In August, the Business Roundtable broke with the decades-old orthodoxy of shareholder theory, which held that the interests of shareholders were the primary priority for a firm. The CEOs group issued a new definition of the purpose of a corporation, expanding a broader commitment to stakeholders like employees, customers and suppliers.

Yet, the latest proposed regulation on re-submission thresholds suggests a longer trend of companies reluctant to cede corporate control without a fight.

Earlier this year, the SEC ruled with Exxon Mobil in deciding that proposed climate targets in a shareholder resolution amounted to “micromanaging” by seeking to enact “specific methods for implementing complex policies.”

SEC Chairman Clayton also voiced sympathy to the idea of increasing both re-submission thresholds and the initial ownership threshold needed to file a resolution in the first place.

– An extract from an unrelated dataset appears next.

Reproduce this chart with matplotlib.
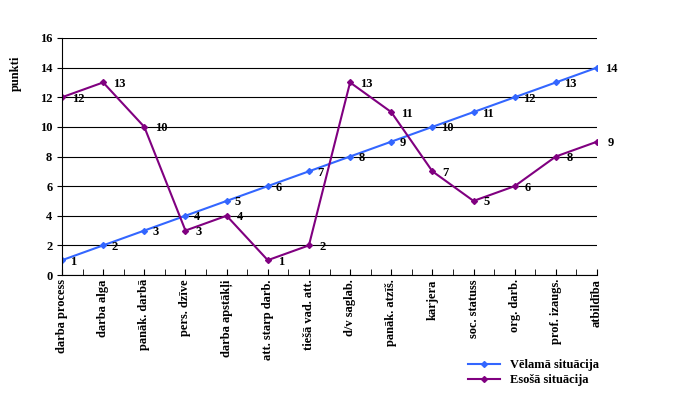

“I don’t like it that 25% or 30% of the proposals that we see are from a handful of people,” said Clayton at a House Financial Services Committee Oversight hearing in September, emphasizing that he is not looking to prevent shareholders from making proposals.

Clayton said he wanted to reconsider re-submission thresholds since they were first implemented when physical mail was the main way to communicate with companies.

“There’s a purported concern that these are just some small investors bringing too many proposals,” said Fugere. “Well, those proposals are getting some of the highest votes. It shouldn’t matter who is bringing the issue. The question is how important is it.”

Clayton has also continued to appeal to Main Street investors and seek policies to expand access to capital markets.

The SEC will solicit public comments before officially increasing re-submission thresholds and eligibility requirements.